According to the Federal Emergency Management Agency (FEMA) announcement, the funds are being obligated through its Hazard Mitigation Grant Program (HMGP). Sixty substantially damaged structures located within FEMA's Special Flood Hazard Areas in three Counties will be torn down and demolished as a result of this program. Property owner participation in the program is voluntary with sponsorship through their local municipality.
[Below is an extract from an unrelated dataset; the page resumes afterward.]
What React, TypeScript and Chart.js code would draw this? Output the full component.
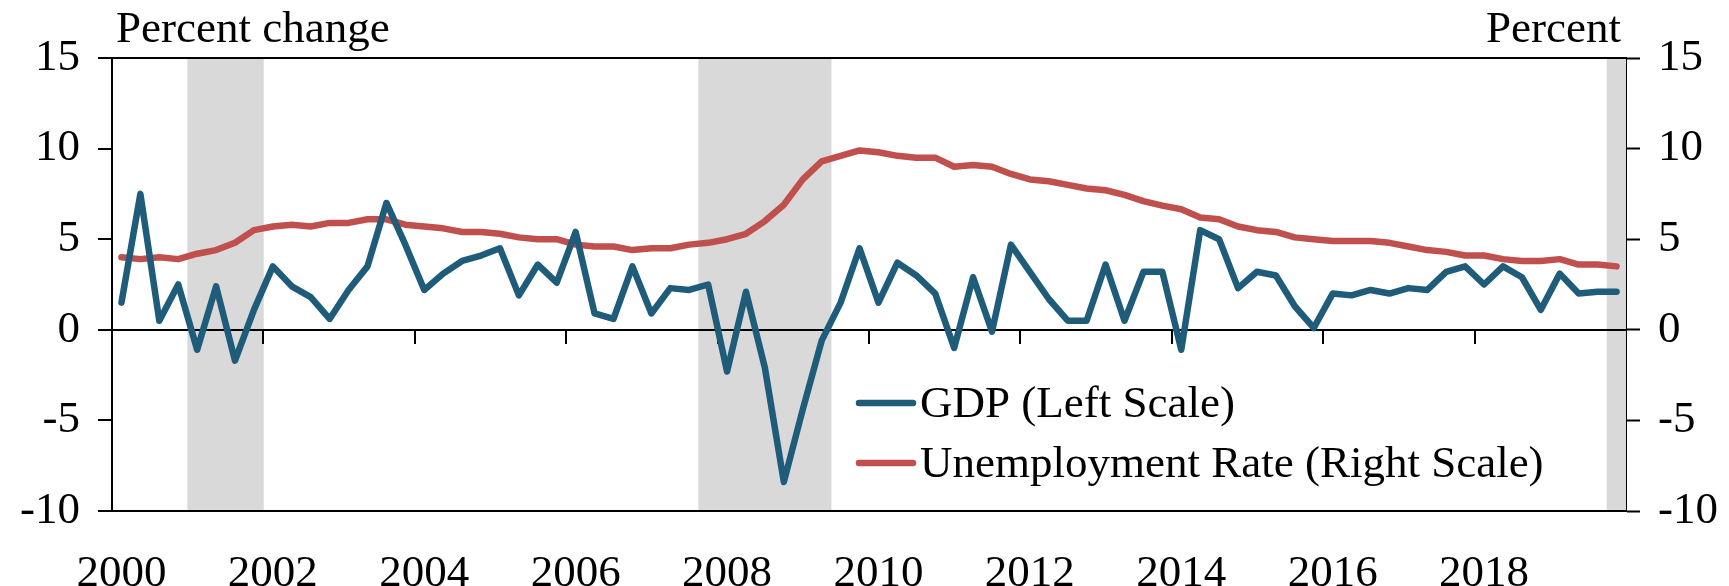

A summary of the approved projects and the federal cost share includes:
- Columbia County: $2,838,070
- Bloomsburg - $1,259,318 - 11 properties
- Fernville, Hemlock Township -$1,578,752 - 23 properties
- Lycoming county: $1,325,419
- Lewis Township - 2 properties
- Plunketts Creek Townships - 8 properties
- Wyoming County: $1,368,921
- Exeter Township - 14 properties
- Falls Townships- 2 properties
HMGP funding is made available to encourage states and municipalities to take steps that will reduce the impact of future disasters. The funding represents 15 percent of the total federal cost of the response and recovery. An estimated $66 million is expected to be available to Pennsylvania for the property acquisition program as a result of Hurricane Irene and Tropical Storm Lee.
An application for a buyout is prepared by local officials with input from the community. The state receives and reviews applications to ensure they meet the acquisition requirements prior to submitting them to FEMA for approval. FEMA then reviews the applications to ensure they are eligible under the program, are environmentally sound, and are a cost-effective use of funds.
Once FEMA gives its approval, the acquisition process begins. The communities purchase the homes, the buildings are removed or destroyed, and the land is cleared. The site is then preserved as open space with no permanent structures in perpetuity.
The project is funded 75 percent by FEMA, with an additional 22 percent from the Commonwealth and the balance from other non-federal sources.
FEMA's mission is to support our citizens and first responders to ensure that as a nation we work together to build, sustain, and improve our capability to prepare for, protect against, respond to, recover from, and mitigate all hazards.